#### Source excerpt
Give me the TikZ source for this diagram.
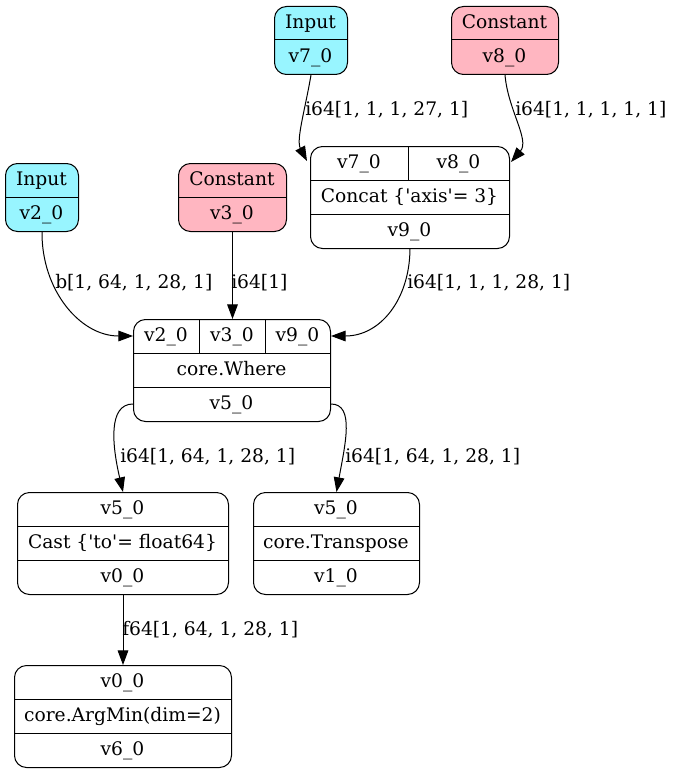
\documentclass[tikz,border=0pt]{standalone}
\usepackage{fontspec}
\setmainfont{DejaVu Serif}
\usetikzlibrary{arrows.meta}
\definecolor{inputc}{RGB}{152,245,255}
\definecolor{constc}{RGB}{255,182,193}
\begin{document}
\begin{tikzpicture}[x=0.75pt,y=-0.75pt,
  font=\fontsize{14pt}{17pt}\selectfont,
  rec/.style={draw=black,line width=0.75pt,rounded corners=9pt,inner sep=0pt,anchor=north west},
  txt/.style={inner sep=0pt,text height=10.2pt,text depth=2pt,anchor=center},
  elbl/.style={inner sep=0pt,text height=10.2pt,text depth=2pt,anchor=west},
  arr/.style={draw=black,line width=0.75pt,-{Triangle[length=11pt,width=8pt]}},
  div/.style={draw=black,line width=0.75pt}]
\useasboundingbox (0,0) rectangle (672,774);

% Input v7_0
\node[rec,fill=inputc,minimum width=54.75pt,minimum height=51pt] (in7) at (274,6) {};
\draw[div] (274,40) -- (347,40);
\node[txt] (in7a) at (310.5,23) {Input};
\node[txt] (in7b) at (310.5,57) {v7\_0};

% Constant v8_0
\node[rec,fill=constc,minimum width=80.25pt,minimum height=51pt] (c8) at (451,6) {};
\draw[div] (451,40) -- (558,40);
\node[txt] (c8a) at (504.5,23) {Constant};
\node[txt] (c8b) at (504.5,57) {v8\_0};

% Input v2_0
\node[rec,fill=inputc,minimum width=54.75pt,minimum height=51pt] (in2) at (5,163) {};
\draw[div] (5,197) -- (78,197);
\node[txt] (in2a) at (41.5,180) {Input};
\node[txt] (in2b) at (41.5,214) {v2\_0};

% Constant v3_0
\node[rec,fill=constc,minimum width=81pt,minimum height=51pt] (c3) at (178,163) {};
\draw[div] (178,197) -- (286,197);
\node[txt] (c3a) at (232,180) {Constant};
\node[txt] (c3b) at (232,214) {v3\_0};

% Concat
\node[rec,fill=white,minimum width=149.25pt,minimum height=76.5pt] (concat) at (310,146) {};
\draw[div] (310,180) -- (509,180);
\draw[div] (310,214) -- (509,214);
\draw[div] (408,146) -- (408,180);
\node[txt] (cc7) at (359,163) {v7\_0};
\node[txt] (cc8) at (458.5,163) {v8\_0};
\node[txt] (ccop) at (409.5,197) {Concat \{\textquotesingle axis\textquotesingle= 3\}};
\node[txt] (cc9) at (409.5,231) {v9\_0};

% Where
\node[rec,fill=white,minimum width=147.75pt,minimum height=76.5pt] (where) at (133,319) {};
\draw[div] (133,353) -- (330,353);
\draw[div] (133,387) -- (330,387);
\draw[div] (199,319) -- (199,353);
\draw[div] (265,319) -- (265,353);
\node[txt] (w2) at (166,336) {v2\_0};
\node[txt] (w3) at (232,336) {v3\_0};
\node[txt] (w9) at (297.5,336) {v9\_0};
\node[txt] (wop) at (231.5,370) {core.Where};
\node[txt] (w5) at (231.5,404) {v5\_0};

% Cast
\node[rec,fill=white,minimum width=158.25pt,minimum height=76.5pt] (cast) at (17,492) {};
\draw[div] (17,526) -- (228,526);
\draw[div] (17,560) -- (228,560);
\node[txt] (ca) at (122.5,509) {v5\_0};
\node[txt] (cop) at (122.5,543) {Cast \{\textquotesingle to\textquotesingle= float64\}};
\node[txt] (cb) at (122.5,577) {v0\_0};

% Transpose
\node[rec,fill=white,minimum width=124.5pt,minimum height=76.5pt] (tr) at (253,492) {};
\draw[div] (253,526) -- (419,526);
\draw[div] (253,560) -- (419,560);
\node[txt] (ta) at (336,509) {v5\_0};
\node[txt] (top) at (336,543) {core.Transpose};
\node[txt] (tb) at (336,577) {v1\_0};

% ArgMin
\node[rec,fill=white,minimum width=162.75pt,minimum height=76.5pt] (am) at (14,665) {};
\draw[div] (14,699) -- (231,699);
\draw[div] (14,733) -- (231,733);
\node[txt] (ama) at (122.5,682) {v0\_0};
\node[txt] (amop) at (122.5,716) {core.ArgMin(dim=2)};
\node[txt] (amb) at (122.5,750) {v6\_0};

% ports
\coordinate (p7) at (307,161);
\coordinate (p8) at (511,162);

% edges
\draw[arr] (in7.south) .. controls (305,110) and (296,140) .. (p7);
\draw[arr] (c8.south) .. controls (508,110) and (530,140) .. (p8);
\draw[arr] (in2.south) .. controls (41.5,290) and (80,336) .. (where.west |- w2);
\draw[arr] (c3.south) -- (c3.south |- where.north);
\draw[arr] (concat.south) .. controls (409.5,300) and (380,336) .. (where.east |- w9);
\draw[arr] (where.west |- w5) .. controls (108,404) and (112,445) .. (cast.north);
\draw[arr] (where.east |- w5) .. controls (355,404) and (345,445) .. (tr.north);
\draw[arr] (cast.south) -- (am.north);

% edge labels
\node[elbl] (l1) at (305,110) {i64[1, 1, 1, 27, 1]};
\node[elbl] (l2) at (515,110) {i64[1, 1, 1, 1, 1]};
\node[elbl] (l3) at (55,283) {b[1, 64, 1, 28, 1]};
\node[elbl] (l4) at (231,283) {i64[1]};
\node[elbl] (l5) at (407,283) {i64[1, 1, 1, 28, 1]};
\node[elbl] (l6) at (120,457) {i64[1, 64, 1, 28, 1]};
\node[elbl] (l7) at (345,457) {i64[1, 64, 1, 28, 1]};
\node[elbl] (l8) at (122,630) {f64[1, 64, 1, 28, 1]};
\end{tikzpicture}
\end{document}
########
What is asked:
Starting at the top of the listing above, reproduce each line up to and including the one with "(0,0) rectangle (672,774);"; omit the pictures.

Complete answer:
Give me the TikZ source for this diagram.
\documentclass[tikz,border=0pt]{standalone}
\usepackage{fontspec}
\setmainfont{DejaVu Serif}
\usetikzlibrary{arrows.meta}
\definecolor{inputc}{RGB}{152,245,255}
\definecolor{constc}{RGB}{255,182,193}
\begin{document}
\begin{tikzpicture}[x=0.75pt,y=-0.75pt,
  font=\fontsize{14pt}{17pt}\selectfont,
  rec/.style={draw=black,line width=0.75pt,rounded corners=9pt,inner sep=0pt,anchor=north west},
  txt/.style={inner sep=0pt,text height=10.2pt,text depth=2pt,anchor=center},
  elbl/.style={inner sep=0pt,text height=10.2pt,text depth=2pt,anchor=west},
  arr/.style={draw=black,line width=0.75pt,-{Triangle[length=11pt,width=8pt]}},
  div/.style={draw=black,line width=0.75pt}]
\useasboundingbox (0,0) rectangle (672,774);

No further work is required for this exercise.